Sometimes love is allowing your partner to be a person, not a performance. That includes their slower days, their off moods, their learning curve. If you can extend grace without accepting harmful behavior, you keep love from becoming conditional.
You can also ask for what you need in a way that respects both people. “I can do the dishes most nights, but I need you to handle kitchen trash,” is a boundary and a partnership at the same time.
Small acts are easiest when you treat them as shared work, not solo heroics.
The day you notice it working
The most convincing evidence of love is not a grand moment. It’s the day you realize the atmosphere has shifted.
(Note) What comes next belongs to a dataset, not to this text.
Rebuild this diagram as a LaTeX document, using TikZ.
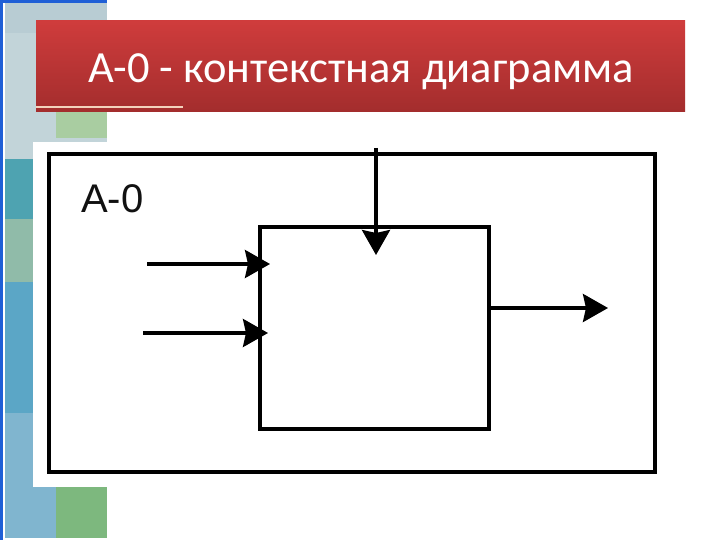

Maybe your partner starts speaking more gently, not because you demanded it, but because they feel safe. Maybe you stop bracing for the worst during normal conversations. Maybe disagreements get shorter. Maybe you laugh in the middle of a busy day without forcing it.
Those changes don’t appear overnight, but they can show up earlier than you expect when small acts are consistent and aligned with respect. You begin to anticipate care. That anticipation is a form of trust.
And trust changes everything. It changes how quickly you recover after conflict. It changes how you interpret neutral messages. It changes the risk you take when you tell someone the truth about your feelings.
Small acts mean everything because they teach your relationship what to expect from each other.
A final thought worth keeping practical
If you want to bring more love into your relationship without turning it into a project, start with one small behavior you can do even on an ordinary day. Not a dramatic overhaul, not a complete personality switch. Just one act that communicates attention, care, and repair.
Notice how you feel afterward, and notice what changes in your partner’s mood. If the effect is positive, keep going. If it feels off, adjust the behavior. The point is learning, not perfection.
Love grows in the repetition of care, the quiet discipline of showing up, and the humility to repair quickly. When you practice that in small ways, it becomes normal. And when it becomes normal, it becomes real.